Com a chegada de Lula ao poder, após as eleições de 2002, o MST se viu numa encruzilhada: continuar protestando ou esperar mais pacificamente pela reforma agrária, agora com um aliado histórico no poder? O ritmo de ocupações e assentamentos se manteve, e o movimento se modernizou. Criou em 2005 a Escola Nacional Florestan Fernandes (ENFF), que oferece cursos de produção agrícola, comércio e gestão de atividades. Implantou escolas para as crianças nos assentamentos, fez parcerias com universidades, espalhou pelo país técnicas de cultivo orgânico e viu suas feiras de produtos virarem sucesso de público e até de crítica.

Nem por isso a tensão no campo se reduziu a zero. No gigante interior do Pará, outros dois casos ficaram famosos: em 2005, a freira norte-americana Dorothy Stang foi assassinada em Anapu; em maio de 2017, dez trabalhadores foram mortos no massacre de Pau D’Arco, em Redenção, no maior massacre coletivo desde Eldorado do Carajás.
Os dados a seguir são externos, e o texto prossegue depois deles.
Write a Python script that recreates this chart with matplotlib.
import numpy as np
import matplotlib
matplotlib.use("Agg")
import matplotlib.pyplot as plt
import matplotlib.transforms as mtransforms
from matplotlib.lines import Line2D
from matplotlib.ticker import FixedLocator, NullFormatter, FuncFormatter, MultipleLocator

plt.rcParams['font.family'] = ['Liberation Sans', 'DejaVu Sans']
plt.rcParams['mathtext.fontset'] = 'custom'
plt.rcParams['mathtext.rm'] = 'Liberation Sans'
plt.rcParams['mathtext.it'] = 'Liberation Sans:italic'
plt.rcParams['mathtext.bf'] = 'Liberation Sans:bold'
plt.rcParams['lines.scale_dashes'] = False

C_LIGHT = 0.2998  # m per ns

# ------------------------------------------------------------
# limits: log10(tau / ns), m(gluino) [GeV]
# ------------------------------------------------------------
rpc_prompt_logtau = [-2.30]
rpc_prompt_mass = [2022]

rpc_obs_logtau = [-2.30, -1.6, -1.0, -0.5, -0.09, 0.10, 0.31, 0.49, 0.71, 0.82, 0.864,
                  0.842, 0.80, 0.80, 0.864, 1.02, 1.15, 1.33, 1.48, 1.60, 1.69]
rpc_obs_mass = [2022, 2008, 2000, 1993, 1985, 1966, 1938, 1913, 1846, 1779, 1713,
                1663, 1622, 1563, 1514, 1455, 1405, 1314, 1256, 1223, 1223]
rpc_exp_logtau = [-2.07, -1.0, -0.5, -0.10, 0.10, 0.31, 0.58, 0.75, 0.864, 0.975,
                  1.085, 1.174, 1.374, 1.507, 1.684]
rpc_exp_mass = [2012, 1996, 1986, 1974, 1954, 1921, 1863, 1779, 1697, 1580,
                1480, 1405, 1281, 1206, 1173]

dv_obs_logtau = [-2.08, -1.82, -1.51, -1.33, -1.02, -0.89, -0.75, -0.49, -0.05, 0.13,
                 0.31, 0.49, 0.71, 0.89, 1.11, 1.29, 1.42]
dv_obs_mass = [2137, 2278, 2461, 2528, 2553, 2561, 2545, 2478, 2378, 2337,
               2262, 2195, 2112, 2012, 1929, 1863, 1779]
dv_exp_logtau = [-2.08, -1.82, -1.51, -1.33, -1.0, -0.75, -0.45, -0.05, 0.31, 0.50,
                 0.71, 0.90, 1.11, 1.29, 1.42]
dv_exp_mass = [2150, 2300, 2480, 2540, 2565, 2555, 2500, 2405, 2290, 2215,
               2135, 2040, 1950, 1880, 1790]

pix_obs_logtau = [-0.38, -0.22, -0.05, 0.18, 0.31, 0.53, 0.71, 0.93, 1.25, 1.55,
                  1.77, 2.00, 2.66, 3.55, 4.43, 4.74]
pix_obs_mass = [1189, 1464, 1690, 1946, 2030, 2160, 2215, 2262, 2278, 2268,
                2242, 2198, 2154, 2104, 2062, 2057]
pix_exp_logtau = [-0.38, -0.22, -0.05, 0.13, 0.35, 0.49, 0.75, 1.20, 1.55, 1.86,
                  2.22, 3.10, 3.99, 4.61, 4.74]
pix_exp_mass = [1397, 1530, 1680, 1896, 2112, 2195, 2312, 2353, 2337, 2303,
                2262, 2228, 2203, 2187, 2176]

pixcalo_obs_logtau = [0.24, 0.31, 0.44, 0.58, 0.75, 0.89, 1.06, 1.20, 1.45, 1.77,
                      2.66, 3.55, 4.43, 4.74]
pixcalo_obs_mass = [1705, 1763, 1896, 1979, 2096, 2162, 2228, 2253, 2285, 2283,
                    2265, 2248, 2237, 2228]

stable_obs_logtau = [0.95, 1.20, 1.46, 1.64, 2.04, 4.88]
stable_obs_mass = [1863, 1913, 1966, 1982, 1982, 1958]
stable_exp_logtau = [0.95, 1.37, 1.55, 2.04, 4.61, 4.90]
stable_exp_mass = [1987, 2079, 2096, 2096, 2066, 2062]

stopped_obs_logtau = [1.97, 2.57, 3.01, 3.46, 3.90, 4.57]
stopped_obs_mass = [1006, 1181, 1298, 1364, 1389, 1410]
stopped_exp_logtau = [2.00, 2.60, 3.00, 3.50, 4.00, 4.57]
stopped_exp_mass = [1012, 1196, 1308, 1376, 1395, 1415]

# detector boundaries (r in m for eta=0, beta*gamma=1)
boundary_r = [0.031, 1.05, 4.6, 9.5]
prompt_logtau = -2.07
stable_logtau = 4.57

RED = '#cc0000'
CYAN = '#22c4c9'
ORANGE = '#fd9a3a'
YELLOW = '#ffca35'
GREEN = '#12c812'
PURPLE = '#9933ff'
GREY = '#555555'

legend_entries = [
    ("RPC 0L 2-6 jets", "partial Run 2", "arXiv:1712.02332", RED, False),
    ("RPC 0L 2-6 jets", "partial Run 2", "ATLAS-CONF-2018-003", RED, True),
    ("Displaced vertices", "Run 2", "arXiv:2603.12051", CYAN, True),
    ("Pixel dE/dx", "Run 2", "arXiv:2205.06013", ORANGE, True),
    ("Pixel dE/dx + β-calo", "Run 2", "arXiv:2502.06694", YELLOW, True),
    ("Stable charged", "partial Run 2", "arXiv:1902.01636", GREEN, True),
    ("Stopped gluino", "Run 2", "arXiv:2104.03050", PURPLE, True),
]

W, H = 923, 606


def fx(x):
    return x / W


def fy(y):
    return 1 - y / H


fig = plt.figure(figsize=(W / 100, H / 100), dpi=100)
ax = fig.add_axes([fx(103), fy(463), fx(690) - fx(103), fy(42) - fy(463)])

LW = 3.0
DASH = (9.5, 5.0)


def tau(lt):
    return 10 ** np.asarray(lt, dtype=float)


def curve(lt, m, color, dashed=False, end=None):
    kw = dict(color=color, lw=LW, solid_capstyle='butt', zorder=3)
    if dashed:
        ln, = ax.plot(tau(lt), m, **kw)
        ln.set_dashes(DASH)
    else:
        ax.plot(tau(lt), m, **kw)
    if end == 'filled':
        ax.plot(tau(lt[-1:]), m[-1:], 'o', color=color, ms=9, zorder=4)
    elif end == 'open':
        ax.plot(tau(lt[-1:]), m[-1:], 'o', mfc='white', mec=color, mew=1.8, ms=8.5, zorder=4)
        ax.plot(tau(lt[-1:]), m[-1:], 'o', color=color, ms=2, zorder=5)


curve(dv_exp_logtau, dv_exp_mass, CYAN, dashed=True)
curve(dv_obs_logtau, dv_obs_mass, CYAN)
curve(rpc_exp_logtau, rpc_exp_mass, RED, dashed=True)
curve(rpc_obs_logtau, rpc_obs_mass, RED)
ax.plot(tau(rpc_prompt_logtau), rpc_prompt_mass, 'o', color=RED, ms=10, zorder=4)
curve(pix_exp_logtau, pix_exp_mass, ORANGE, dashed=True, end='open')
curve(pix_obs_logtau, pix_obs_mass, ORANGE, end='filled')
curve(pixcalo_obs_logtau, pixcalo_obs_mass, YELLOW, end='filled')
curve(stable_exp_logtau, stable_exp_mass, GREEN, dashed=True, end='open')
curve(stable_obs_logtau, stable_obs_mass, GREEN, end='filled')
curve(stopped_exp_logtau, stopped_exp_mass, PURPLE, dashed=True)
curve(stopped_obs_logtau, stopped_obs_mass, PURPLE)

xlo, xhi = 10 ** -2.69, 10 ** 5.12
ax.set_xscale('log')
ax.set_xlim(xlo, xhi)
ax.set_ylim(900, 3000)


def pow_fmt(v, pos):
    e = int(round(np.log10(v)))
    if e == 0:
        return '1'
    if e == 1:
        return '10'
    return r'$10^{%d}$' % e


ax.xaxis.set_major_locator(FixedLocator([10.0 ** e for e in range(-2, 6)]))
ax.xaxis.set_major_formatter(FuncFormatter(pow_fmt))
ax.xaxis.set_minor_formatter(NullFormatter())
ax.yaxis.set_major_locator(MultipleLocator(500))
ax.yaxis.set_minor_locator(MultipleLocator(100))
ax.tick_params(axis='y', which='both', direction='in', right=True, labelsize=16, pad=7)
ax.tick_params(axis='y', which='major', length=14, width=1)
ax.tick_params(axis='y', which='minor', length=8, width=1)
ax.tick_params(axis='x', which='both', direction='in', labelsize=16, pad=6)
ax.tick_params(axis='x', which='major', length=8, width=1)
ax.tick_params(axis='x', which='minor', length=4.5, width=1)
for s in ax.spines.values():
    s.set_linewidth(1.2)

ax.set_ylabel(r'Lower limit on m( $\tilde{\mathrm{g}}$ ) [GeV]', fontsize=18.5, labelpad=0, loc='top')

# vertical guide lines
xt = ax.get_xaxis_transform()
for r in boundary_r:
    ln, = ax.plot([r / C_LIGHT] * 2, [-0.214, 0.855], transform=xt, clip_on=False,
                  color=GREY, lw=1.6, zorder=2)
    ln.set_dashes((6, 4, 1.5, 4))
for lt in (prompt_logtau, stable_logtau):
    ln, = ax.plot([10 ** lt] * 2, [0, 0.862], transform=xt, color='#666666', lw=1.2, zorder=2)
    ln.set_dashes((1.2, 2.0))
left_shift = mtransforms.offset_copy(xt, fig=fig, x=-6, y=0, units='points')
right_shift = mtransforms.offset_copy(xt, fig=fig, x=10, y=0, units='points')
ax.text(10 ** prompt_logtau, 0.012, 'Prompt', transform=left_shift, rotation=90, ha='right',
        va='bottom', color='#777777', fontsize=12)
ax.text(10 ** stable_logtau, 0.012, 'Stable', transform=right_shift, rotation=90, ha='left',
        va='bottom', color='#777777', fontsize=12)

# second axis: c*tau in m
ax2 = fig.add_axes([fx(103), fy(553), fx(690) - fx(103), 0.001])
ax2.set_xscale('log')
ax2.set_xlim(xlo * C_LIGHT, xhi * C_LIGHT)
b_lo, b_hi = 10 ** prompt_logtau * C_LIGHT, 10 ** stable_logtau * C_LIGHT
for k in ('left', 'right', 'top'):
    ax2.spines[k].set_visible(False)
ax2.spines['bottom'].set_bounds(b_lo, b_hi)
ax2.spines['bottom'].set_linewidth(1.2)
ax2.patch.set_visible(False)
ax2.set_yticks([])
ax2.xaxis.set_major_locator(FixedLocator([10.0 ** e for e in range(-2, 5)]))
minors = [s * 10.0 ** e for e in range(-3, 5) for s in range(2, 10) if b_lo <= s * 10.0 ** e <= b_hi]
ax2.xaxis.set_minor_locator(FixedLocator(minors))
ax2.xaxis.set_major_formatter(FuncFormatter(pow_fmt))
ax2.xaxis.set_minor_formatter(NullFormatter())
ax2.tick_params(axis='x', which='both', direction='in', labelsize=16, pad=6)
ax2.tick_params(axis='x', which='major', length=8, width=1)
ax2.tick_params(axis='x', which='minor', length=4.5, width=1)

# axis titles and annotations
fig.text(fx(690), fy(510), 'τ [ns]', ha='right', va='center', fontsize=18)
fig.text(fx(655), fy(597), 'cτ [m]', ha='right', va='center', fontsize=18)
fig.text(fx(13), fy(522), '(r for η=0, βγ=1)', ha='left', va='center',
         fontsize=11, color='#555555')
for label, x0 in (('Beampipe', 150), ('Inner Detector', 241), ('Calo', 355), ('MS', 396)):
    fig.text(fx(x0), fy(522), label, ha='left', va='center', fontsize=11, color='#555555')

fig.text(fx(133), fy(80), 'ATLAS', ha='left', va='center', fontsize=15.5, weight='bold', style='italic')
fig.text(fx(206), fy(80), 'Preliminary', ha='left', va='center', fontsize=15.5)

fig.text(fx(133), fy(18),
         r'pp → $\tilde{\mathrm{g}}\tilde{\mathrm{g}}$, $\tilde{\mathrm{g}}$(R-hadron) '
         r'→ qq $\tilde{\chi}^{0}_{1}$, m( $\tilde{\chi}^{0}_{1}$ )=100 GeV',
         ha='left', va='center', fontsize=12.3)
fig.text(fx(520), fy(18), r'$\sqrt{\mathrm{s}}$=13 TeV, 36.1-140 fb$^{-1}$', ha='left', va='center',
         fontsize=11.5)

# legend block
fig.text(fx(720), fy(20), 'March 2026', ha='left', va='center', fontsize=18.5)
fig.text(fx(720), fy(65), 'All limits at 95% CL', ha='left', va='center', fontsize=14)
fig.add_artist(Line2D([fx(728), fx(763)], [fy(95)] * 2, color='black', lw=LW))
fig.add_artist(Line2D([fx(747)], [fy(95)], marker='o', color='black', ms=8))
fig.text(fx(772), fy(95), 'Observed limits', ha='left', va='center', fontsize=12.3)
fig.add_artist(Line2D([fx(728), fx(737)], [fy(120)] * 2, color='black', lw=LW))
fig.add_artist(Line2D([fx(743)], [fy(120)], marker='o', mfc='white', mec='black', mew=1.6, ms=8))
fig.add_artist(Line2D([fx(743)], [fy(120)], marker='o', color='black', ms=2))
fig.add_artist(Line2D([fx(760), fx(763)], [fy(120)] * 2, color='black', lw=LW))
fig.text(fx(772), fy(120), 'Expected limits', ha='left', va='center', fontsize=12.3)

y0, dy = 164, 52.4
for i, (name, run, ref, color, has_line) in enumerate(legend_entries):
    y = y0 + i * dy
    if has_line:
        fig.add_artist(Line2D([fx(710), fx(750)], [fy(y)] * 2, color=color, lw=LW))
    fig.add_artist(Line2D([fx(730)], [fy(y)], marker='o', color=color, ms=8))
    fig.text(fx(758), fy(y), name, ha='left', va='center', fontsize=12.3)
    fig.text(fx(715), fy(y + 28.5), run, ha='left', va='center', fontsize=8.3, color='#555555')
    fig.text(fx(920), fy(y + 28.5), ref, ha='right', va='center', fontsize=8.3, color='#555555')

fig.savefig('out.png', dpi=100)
Ocupações e conflitos aconteceram também em outros estados, e vários candidatos ao redor do país tentaram, na última eleição embarcar na onda conservadora tentando criminalizar os movimentos sociais.
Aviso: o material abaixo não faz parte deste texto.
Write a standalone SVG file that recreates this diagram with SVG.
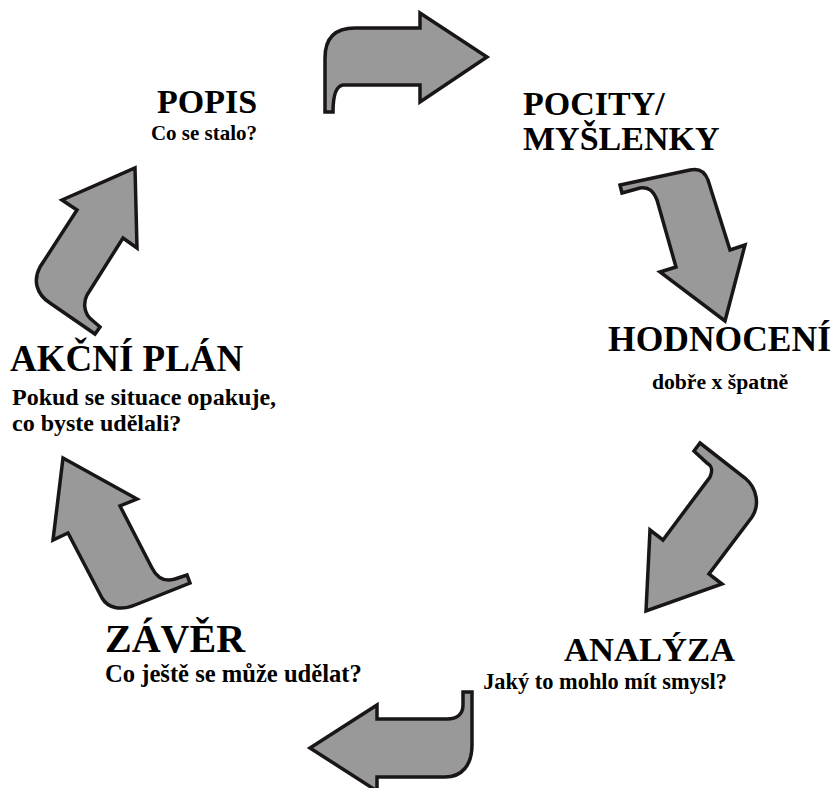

Na semana passada, um juiz ordenou a desocupação do terreno de uma usina de cana abandonada em Campo do Meio, no sul de Minas. O MST diz que o local, hoje ocupado pelo Quilombo Campo Grande, está abandonado há quase 20 anos e que o despejo das 450 famílias vai acabar com 2 mil hectares de produção agrícola. O movimento tenta reverter a decisão na Justiça e promete resistir — o prazo para saída vence nesta quinta-feira, dia 15. Enquanto isso, o novo governo fala enquadrar os sem-terra como “terroristas”. Tempos bicudos parecem despontar no horizonte rural do Brasil.